White House Claims Signal Chat Did Not Include War Plans

White House Claims Signal Chat Did Not Include War Plans

The White House on Tuesday brushed off the seriousness of mistakenly adding a journalist to a group chat with senior national security officials in which they discussed details of a military attack on Yemen.

White House press secretary Karoline Leavitt denied that war plans were discussed in the chat, even though the White House had previously appeared to confirm the account that the journalist, Jeffrey Goldberg, gave in an article for The Atlantic the day before.

“1. No “war plans” were discussed. 2. No classified material was sent to the thread,” Ms. Leavitt said in a post on social media as she attacked Mr. Goldberg. Several Defense Department officials have expressed shock over the inclusion of such sensitive information in a chat group on a commercial app.

The article in The Atlantic said the chat included “operational details of forthcoming strikes on Yemen, including information about targets, weapons the U.S. would be deploying, and attack sequencing.”

The extraordinary breach of American national security intelligence has led Democrats to call for the resignation of the national security adviser, Michael Waltz, who set up the group chat, and the defense secretary, Pete Hegseth, who reportedly shared classified war plans in it.

It has also frustrated some Republicans. Representative Don Bacon, Republican of Nebraska and a senior member of the Armed Services Committee, told reporters that the White House should “be honest and own up” to putting classified information on an unclassified system.

“It’s a fact,” Mr. Bacon said. “Classified information was put out by the secretary of defense. It’s pretty clear,” he said.

In an article published on Monday, Mr. Goldberg wrote that he was mistakenly added to the group on Signal by Michael Waltz, the national security adviser. The group also included Vice President JD Vance and Secretary of State Marco Rubio.

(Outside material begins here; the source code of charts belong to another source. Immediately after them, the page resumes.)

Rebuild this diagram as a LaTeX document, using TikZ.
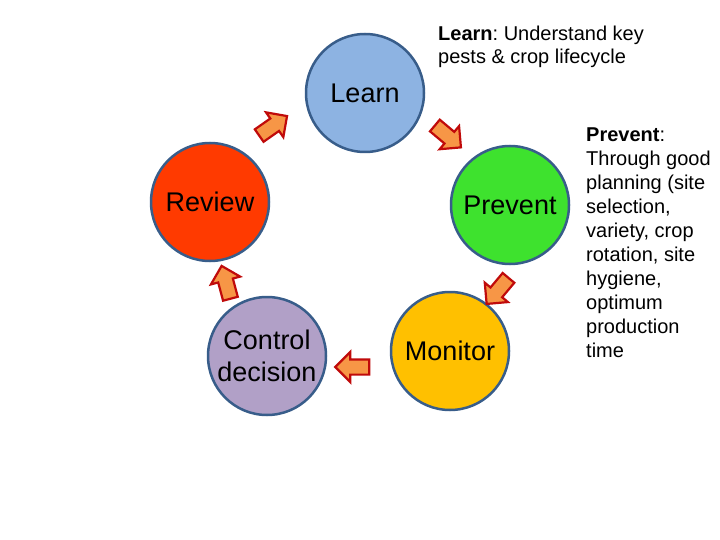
\documentclass[tikz,border=0pt]{standalone}
\usepackage{fontspec}
\setmainfont{Liberation Sans}
\frenchspacing
\usetikzlibrary{shapes.arrows}
\definecolor{cLearn}{RGB}{141,179,226}
\definecolor{cReview}{RGB}{255,58,0}
\definecolor{cPrevent}{RGB}{62,226,46}
\definecolor{cControl}{RGB}{177,160,199}
\definecolor{cMonitor}{RGB}{255,192,0}
\definecolor{cOutline}{RGB}{56,93,138}
\definecolor{cArrowFill}{RGB}{247,150,70}
\definecolor{cArrowLine}{RGB}{192,10,10}
\tikzset{
  stage/.style={circle, draw=cOutline, line width=2.5pt, minimum size=118pt, inner sep=0pt,
    align=center, font=\fontsize{27}{32}\selectfont},
  blockarrow/.style={single arrow, draw=cArrowLine, fill=cArrowFill, line width=2.2pt,
    minimum height=34pt, inner xsep=0pt, inner ysep=6.5pt, single arrow head extend=7.5pt,
    single arrow head indent=0pt, text height=0pt, text depth=0pt},
  note/.style={anchor=north west, inner sep=0pt, align=left, font=\fontsize{20}{24}\selectfont}
}
\begin{document}
\begin{tikzpicture}[x=1pt,y=-1pt]
\useasboundingbox (0,0) rectangle (720,540);
\fill[white] (0,0) rectangle (720,540);
\node[stage, fill=cLearn] (learn) at (365,93) {Learn};
\node[stage, fill=cReview] (review) at (210,202) {Review};
\node[stage, fill=cPrevent] (prevent) at (510,205) {Prevent};
\node[stage, fill=cControl] (control) at (267,356) {Control\\decision};
\node[stage, fill=cMonitor] (monitor) at (450,351) {Monitor};
\node[blockarrow, rotate=35] (a1) at (270,128) {};
\node[blockarrow, rotate=-40] (a2) at (445,134) {};
\node[blockarrow, rotate=230] (a3) at (500,288) {};
\node[blockarrow, rotate=180] (a4) at (356,367) {};
\node[blockarrow, rotate=105] (a5) at (227,286) {};
\node[note, font=\fontsize{20}{23}\selectfont] (learnnote) at (438,26)
  {\textbf{Learn}: Understand key\\pests \& crop lifecycle};
\node[note] (preventnote) at (586,128)
  {\textbf{Prevent}:\\Through good\\planning (site\\selection,\\variety, crop\\rotation, site\\hygiene,\\optimum\\production\\time};
\end{tikzpicture}
\end{document}
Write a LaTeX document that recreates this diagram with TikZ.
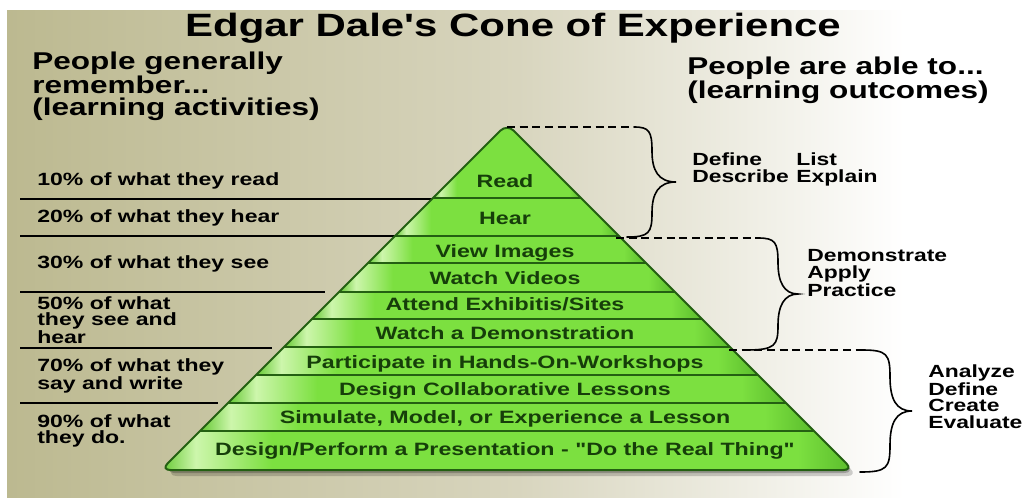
\documentclass[tikz,border=0pt]{standalone}
\usepackage{fontspec}
\setmainfont{Liberation Sans}[FakeStretch=1.3, Ligatures=TeXOff]
\usetikzlibrary{calc}
\definecolor{bgA}{RGB}{188,185,144}
\definecolor{bgB}{RGB}{216,213,190}
\definecolor{bgC}{RGB}{240,239,230}
\definecolor{gEdge}{RGB}{100,200,50}
\definecolor{gHL}{RGB}{205,246,172}
\definecolor{gMain}{RGB}{124,224,64}
\definecolor{gDark}{RGB}{90,188,44}
\definecolor{gLine}{RGB}{36,96,18}
\definecolor{gText}{RGB}{22,62,10}
\pgfdeclarehorizontalshading{bgshade}{100bp}{color(0bp)=(bgA); color(25bp)=(bgA); color(50bp)=(bgB); color(62bp)=(bgC); color(69bp)=(white); color(100bp)=(white)}
\pgfdeclarehorizontalshading{bandshade}{100bp}{color(0bp)=(gEdge); color(25bp)=(gEdge); color(27.5bp)=(gHL); color(33bp)=(gMain); color(71bp)=(gMain); color(75bp)=(gDark); color(100bp)=(gDark)}
\newcommand\curlyb[6]{%
  \pgfmathsetmacro\ym{(#2+#4)/2}%
  \pgfmathsetmacro\qa{#2+(#4-#2)*0.22}%
  \pgfmathsetmacro\qb{#4-(#4-#2)*0.22}%
  \draw[bracestyle] (#1,#2) .. controls (#5-3,#2) and (#5,#2+4) .. (#5,\qa)
    .. controls (#5,\ym-12) and (#5+6,\ym) .. (#6,\ym)
    .. controls (#5+6,\ym) and (#5,\ym+12) .. (#5,\qb)
    .. controls (#5,#4-4) and (#5-3,#4) .. (#3,#4);}
\begin{document}
\begin{tikzpicture}[x=0.75pt,y=-0.75pt,
  bracestyle/.style={black, line width=1.2pt, line cap=round},
  dashline/.style={black, line width=1.1pt, dash pattern=on 6pt off 3.5pt},
  divline/.style={black, line width=1.8pt},
  sepline/.style={gLine, line width=1.2pt},
  lefttxt/.style={anchor=base west, inner sep=0pt, align=left, font=\fontsize{13.3}{12}\selectfont\bfseries},
  righttxt/.style={anchor=base west, inner sep=0pt, align=left, font=\fontsize{13.2}{12.3}\selectfont\bfseries},
  headtxt/.style={anchor=base west, inner sep=0pt, align=left, font=\fontsize{18.2}{16.2}\selectfont\bfseries},
  pyrtxt/.style={anchor=base, inner sep=0pt, text=gText, font=\fontsize{13.4}{14}\selectfont\bfseries}]
\useasboundingbox (0,0) rectangle (1027,497);
\fill[white] (0,0) rectangle (1027,497);
\shade[shading=bgshade] (7,10) rectangle (1027,497);

% left divider lines
\draw[divline] (20,199) -- (436,199);
\draw[divline] (20,236) -- (397,236);
\draw[divline] (20,292) -- (325,292);
\draw[divline] (20,348) -- (272,348);
\draw[divline] (20,403) -- (218,403);

% shadow
\fill[black, opacity=0.18, rounded corners=8pt] (509,133) -- (858,476) -- (166,476) -- cycle;
\fill[black, opacity=0.22, rounded corners=8pt] (508,131) -- (855,473) -- (164,473) -- cycle;

% pyramid bands
\begin{scope}
\clip[rounded corners=7pt] (507,124) -- (853,470) -- (161,470) -- cycle;
\foreach \ya/\yb in {124/198,198/236,236/263,263/292,292/319,319/347,347/375,375/403,403/431,431/470}{
  \pgfmathsetmacro\xla{507-(\ya-124)*1.0}
  \pgfmathsetmacro\xra{507+(\ya-124)*1.0}
  \pgfmathsetmacro\xlb{507-(\yb-124)*1.0}
  \pgfmathsetmacro\xrb{507+(\yb-124)*1.0}
  \shade[shading=bandshade] (\xla,\ya) -- (\xra,\ya) -- (\xrb,\yb) -- (\xlb,\yb) -- cycle;
}
\foreach \y in {198,236,263,292,319,347,375,403,431}{
  \draw[sepline] ({507-(\y-124)},\y) -- ({507+(\y-124)},\y);
}
\end{scope}
\draw[gLine, line width=1.5pt, rounded corners=7pt] (507,124) -- (853,470) -- (161,470) -- cycle;

% pyramid labels
\node[pyrtxt] (read) at (505,187) {Read};
\node[pyrtxt] (hear) at (505,224) {Hear};
\node[pyrtxt] (view) at (505,257) {View Images};
\node[pyrtxt] (videos) at (505,284) {Watch Videos};
\node[pyrtxt] (attend) at (505,310) {Attend Exhibitis/Sites};
\node[pyrtxt] (demo) at (505,339) {Watch a Demonstration};
\node[pyrtxt] (part) at (505,368) {Participate in Hands-On-Workshops};
\node[pyrtxt] (collab) at (505,395) {Design Collaborative Lessons};
\node[pyrtxt] (sim) at (505,423) {Simulate, Model, or Experience a Lesson};
\node[pyrtxt] (real) at (505,455) {Design/Perform a Presentation - "Do the Real Thing"};

% title and headers (multi-line nodes: base = last line)
\node[anchor=base, inner sep=0pt, font=\fontsize{24.2}{28}\selectfont\bfseries] (title) at (513,36) {Edgar Dale's Cone of Experience};
\node[headtxt] (lhead) at (32,115) {People generally\\remember...\\(learning activities)};
\node[headtxt] (rhead) at (687,98) {People are able to...\\(learning outcomes)};

% left texts
\node[lefttxt] (p10) at (37,185) {10\% of what they read};
\node[lefttxt] (p20) at (37,222) {20\% of what they hear};
\node[lefttxt] (p30) at (37,268) {30\% of what they see};
\node[lefttxt] (p50) at (37,343) {50\% of what\\they see and\\hear};
\node[lefttxt] (p70) at (37,389) {70\% of what they\\say and write};
\node[lefttxt] (p90) at (37,443) {90\% of what\\they do.};

% dashed lines and braces
\coordinate (apex) at (507,127);
\coordinate (b1t) at (634,127);
\coordinate (e2) at (616,238);
\coordinate (b2t) at (758,238);
\coordinate (e3) at (729,350);
\coordinate (b3t) at (862,350);
\draw[dashline] (apex) -- (b1t);
\draw[dashline] (e2) -- (b2t);
\draw[dashline] (e3) -- (b3t);
\curlyb{634}{127}{627}{237}{652}{676}
\curlyb{758}{238}{745}{350}{778}{798}
\curlyb{862}{350}{860}{472}{890}{912}

% right texts
\node[righttxt] (define) at (692,182) {Define\\Describe};
\node[righttxt] (list) at (796,182) {List\\Explain};
\node[righttxt] (dem) at (807,296) {Demonstrate\\Apply\\Practice};
\node[righttxt] (ana) at (928,428) {Analyze\\Define\\Create\\Evaluate};
\end{tikzpicture}
\end{document}
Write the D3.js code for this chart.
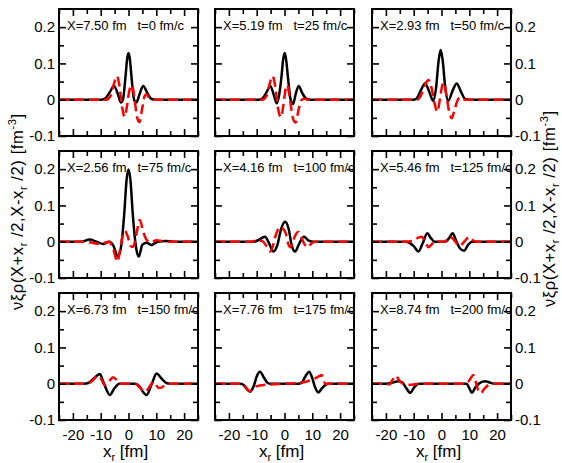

Mr. Goldberg wrote that on Saturday, two hours before U.S. strikes on Houthis in Yemen, Mr. Hegseth posted operational details in the chat. Mr. Goldberg did not directly quote or post a screenshot of that update because it “could conceivably have been used to harm American military and intelligence personnel,” he wrote. He did post screenshots of other parts of the conversation with the senior officials.

On Monday, the National Security Council appeared to confirm the authenticity of the chat.

“At this time, the message thread that was reported appears to be authentic, and we are reviewing how an inadvertent number was added to the chain,” said Brian Hughes, the National Security Council spokesman.

After the report was published on Monday, Mr. Hegseth denied war plans were shared in the group chat, prompting Mr. Goldberg to tell CNN that Mr. Hegseth was lying.